In a bid to strengthen foreign currency reserves, Bangladesh Bank has empowered local banks to offer expanded financial services through their Offshore Banking Units (OBUs).
The move aims to attract more non-resident deposits and facilitate smoother international transactions.
Under the new guidelines issued Wednesday, OBUs can now provide comprehensive trade services including advising on international trade deals, processing documentary collections, and handling settlement operations for their non-resident clients.
The central bank expects this enhanced scope to help banks generate additional foreign exchange earnings through service fees.
To streamline cross-border money transfers, OBUs have been authorized to receive inward remittances through multiple channels – including licensed money transfer operators, digital payment platforms, and international card networks.
The circular specifically allows OBUs to establish direct foreign currency arrangements with global payment service providers.
The regulatory update comes with strict compliance requirements.
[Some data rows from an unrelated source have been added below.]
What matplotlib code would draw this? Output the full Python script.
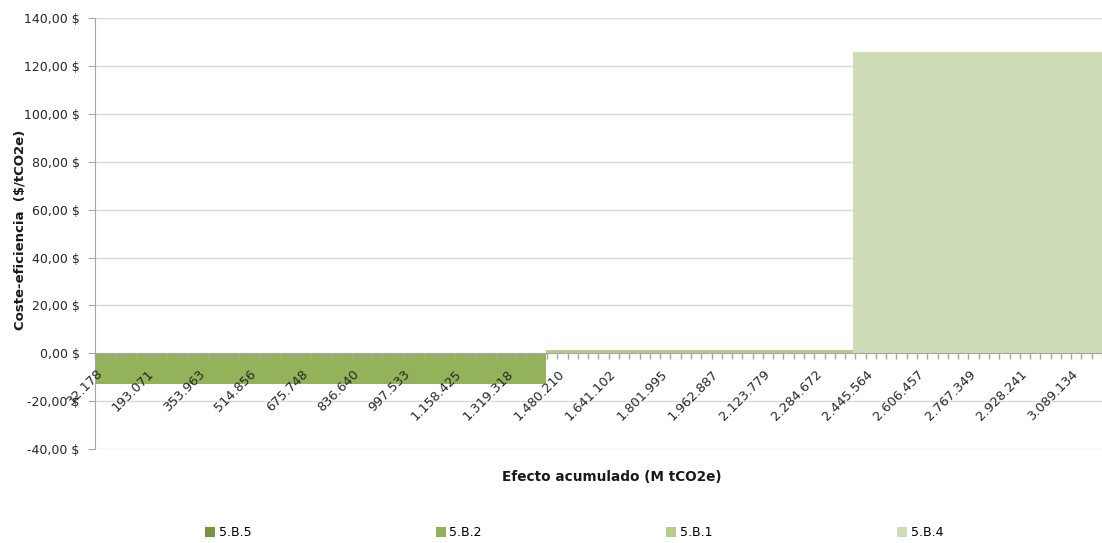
import numpy as np
import matplotlib.pyplot as plt
from matplotlib.patches import Patch

measures = ['5.B.5', '5.B.2', '5.B.1', '5.B.4']
effect = [16089, 1412311, 961300, 779900]   # tCO2e per measure
cost = [0.0, -12.7, 1.2, 125.9]             # $/tCO2e
colors = ['#77933C', '#93B25A', '#B3CD8A', '#CEDBB7']

x_labels = ['32.178', '193.071', '353.963', '514.856', '675.748', '836.640',
            '997.533', '1.158.425', '1.319.318', '1.480.210', '1.641.102',
            '1.801.995', '1.962.887', '2.123.779', '2.284.672', '2.445.564',
            '2.606.457', '2.767.349', '2.928.241', '3.089.134']
y_ticks = [-40, -20, 0, 20, 40, 60, 80, 100, 120, 140]

plt.rcParams['font.family'] = 'DejaVu Sans'

fig = plt.figure(figsize=(11.02, 5.43), dpi=100)
ax = fig.add_axes([95 / 1102, 1 - 449 / 543, 1 - 95 / 1102, (449 - 18.3) / 543])

ends = np.cumsum(effect)
starts = ends - np.array(effect)
ax.bar(starts, cost, width=effect, align='edge', color=colors, linewidth=0, zorder=2)

# gridlines under the bars
for v in y_ticks:
    if v != 0:
        ax.axhline(v, color='#D9D9D9', linewidth=1, zorder=1)
ax.set_axisbelow(False)

x_vals = np.array([int(s.replace('.', '')) for s in x_labels])
cat_step = (x_vals[-1] - x_vals[0]) / (len(x_vals) - 1) / 5
left = x_vals[0] - cat_step / 2
right = ends[-1]
ax.set_xlim(left, right)
ax.set_ylim(-40, 140)

ax.set_xticks(x_vals, x_labels)
ax.set_xticks(np.arange(left, right, cat_step), minor=True)
ax.tick_params(axis='x', which='major', length=0, pad=13.5, labelsize=9.3,
               labelcolor='#262626')
ax.tick_params(axis='x', which='minor', length=4, color='#A6A6A6', width=1)

ax.set_yticks(y_ticks, [f'{v:.2f}'.replace('.', ',') + ' $' for v in y_ticks])
ax.tick_params(axis='y', length=5, color='#A6A6A6', pad=6, labelsize=9, labelcolor='#262626')

for s in ['top', 'right']:
    ax.spines[s].set_visible(False)
ax.spines['left'].set_color('#A6A6A6')
ax.spines['bottom'].set_position(('data', 0))
ax.spines['bottom'].set_color('#A6A6A6')

ax.set_ylabel('Coste-eficiencia  ($/tCO2e)', fontsize=9.5, fontweight='bold',
              color='#1a1a1a')
ax.yaxis.set_label_coords(-0.0685, 0.508)
fig.text(612 / 1102, 1 - 477 / 543, 'Efecto acumulado (M tCO2e)', fontsize=9.8,
         fontweight='bold', color='#1a1a1a', ha='center', va='center')

handles = [Patch(facecolor=c, edgecolor='none') for c in colors]
fig.legend(handles, measures, loc='center', bbox_to_anchor=(574 / 1102, 1 - 533 / 543),
           ncol=4, frameon=False, fontsize=9, handlelength=0.8, handleheight=0.8,
           handletextpad=0.3, columnspacing=14.75)

# rotate the category labels once the ticks exist
fig.canvas.draw()
for lab in ax.get_xticklabels():
    lab.set(rotation=45, ha='right', va='center', rotation_mode='anchor')

fig.savefig('out.png', dpi=100)
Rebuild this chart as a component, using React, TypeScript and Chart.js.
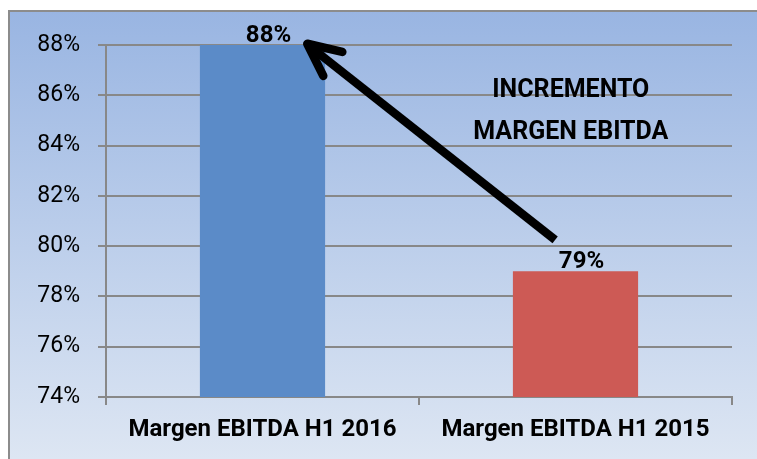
import React, { useEffect, useRef } from "react";
import { Chart, registerables } from "chart.js";
Chart.register(...registerables);

const categories = ["Margen EBITDA H1 2016", "Margen EBITDA H1 2015"];
const values = [88, 79];
const valueLabels = ["88%", "79%"];
const barColors = ["#5B8BC8", "#CD5A55"];
const yMin = 74;
const yMax = 88;
const yStep = 2;
const annotationLines = ["INCREMENTO", "MARGEN EBITDA"];
// arrow ends as [category position, value]
const arrowTail = [0.935, 80.25];
const arrowTip = [0.143, 88.05];
const annotationAnchor = [0.985, 86.2];

const FONT = "Roboto, 'Liberation Sans', Arial, sans-serif";

const decorPlugin = {
  id: "decor",
  beforeDraw(chart: any) {
    const { ctx, width, height } = chart;
    ctx.save();
    ctx.fillStyle = "#ffffff";
    ctx.fillRect(0, 0, width, height);
    const g = ctx.createLinearGradient(0, 11, 0, height);
    g.addColorStop(0, "#99B5E2");
    g.addColorStop(1, "#DDE6F3");
    ctx.fillStyle = g;
    ctx.fillRect(9, 11, width - 9, height - 11);
    ctx.strokeStyle = "#8C8C8C";
    ctx.lineWidth = 2;
    ctx.beginPath();
    ctx.moveTo(9, height);
    ctx.lineTo(9, 11);
    ctx.lineTo(width, 11);
    ctx.stroke();
    ctx.restore();
  },
  afterDatasetsDraw(chart: any) {
    const { ctx } = chart;
    const xs = chart.scales.x;
    const ys = chart.scales.y;
    const meta = chart.getDatasetMeta(0);
    ctx.save();
    ctx.fillStyle = "#000";
    ctx.font = `bold 24px ${FONT}`;
    ctx.textAlign = "center";
    ctx.textBaseline = "alphabetic";
    meta.data.forEach((bar: any, i: number) => {
      ctx.fillText(valueLabels[i], bar.x + 6, bar.y - 3);
    });
    const p0 = xs.getPixelForValue(0);
    const p1 = xs.getPixelForValue(1);
    const px = (c: number) => p0 + c * (p1 - p0);
    // annotation text
    const ax = px(annotationAnchor[0]);
    const ay = ys.getPixelForValue(annotationAnchor[1]);
    ctx.font = `bold 25px ${FONT}`;
    ctx.textBaseline = "middle";
    annotationLines.forEach((t, i) => {
      ctx.fillText(t, ax, ay + i * 42);
    });
    // arrow
    const tx = px(arrowTail[0]);
    const ty = ys.getPixelForValue(arrowTail[1]);
    const hx = px(arrowTip[0]);
    const hy = ys.getPixelForValue(arrowTip[1]);
    ctx.strokeStyle = "#000";
    ctx.lineWidth = 8.5;
    ctx.lineCap = "butt";
    ctx.lineJoin = "round";
    ctx.beginPath();
    ctx.moveTo(tx, ty);
    ctx.lineTo(hx + 3, hy + 3);
    ctx.stroke();
    const ang = Math.atan2(ty - hy, tx - hx);
    const wing = 36;
    const spread = 0.44;
    ctx.lineCap = "round";
    ctx.beginPath();
    ctx.moveTo(hx + wing * Math.cos(ang - spread), hy + wing * Math.sin(ang - spread));
    ctx.lineTo(hx, hy);
    ctx.lineTo(hx + wing * Math.cos(ang + spread), hy + wing * Math.sin(ang + spread));
    ctx.stroke();
    ctx.restore();
  },
};

export default function App() {
  const ref = useRef<HTMLCanvasElement>(null);
  useEffect(() => {
    const chart = new Chart(ref.current!, {
      type: "bar",
      data: {
        labels: categories,
        datasets: [
          {
            data: values,
            backgroundColor: barColors,
            borderWidth: 0,
            barPercentage: 0.4,
            categoryPercentage: 1,
          },
        ],
      },
      options: {
        animation: false,
        responsive: false,
        layout: { padding: { left: 0, top: 45, right: 25, bottom: 0 } },
        plugins: { legend: { display: false }, tooltip: { enabled: false } },
        scales: {
          x: {
            afterFit(scale: any) {
              scale.height = 62;
            },
            grid: {
              display: true,
              drawOnChartArea: false,
              drawTicks: true,
              tickLength: 8,
              color: "#888888",
              lineWidth: 2,
            },
            border: { display: true, color: "#888888", width: 2 },
            ticks: {
              color: "#000",
              padding: 11,
              font: { family: FONT, size: 24, weight: "bold" },
            },
          },
          y: {
            min: yMin,
            max: yMax,
            afterFit(scale: any) {
              scale.width = 106;
            },
            grid: {
              color: "#888888",
              lineWidth: 2,
              tickLength: 8,
            },
            border: { display: true, color: "#888888", width: 2 },
            ticks: {
              stepSize: yStep,
              color: "#000",
              padding: 18,
              font: { family: FONT, size: 23 },
              callback: (v: any) => `${v}%`,
            },
          },
        },
      },
      plugins: [decorPlugin],
    } as any);
    return () => chart.destroy();
  }, []);
  return (
    <div style={{ position: "absolute", left: 0, top: 0, width: 757, height: 459 }}>
      <canvas ref={ref} width={757} height={459} style={{ display: "block" }} />
    </div>
  );
}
Banks must verify the legitimacy of all OBU transactions and are barred from extending credit facilities to non-resident account holders.
All incoming funds must be settled through Bangladesh Bank’s real-time gross settlement system to ensure proper tracking and liquidity management.
Financial analysts suggest the reforms could particularly benefit expatriate Bangladeshis and foreign businesses engaged in trade with Bangladesh.
By offering more sophisticated banking services through formal channels, authorities hope to reduce reliance on informal money transfer systems.
Commercial banks are now preparing to implement the expanded OBU services, with Bangladesh Bank set to monitor compliance.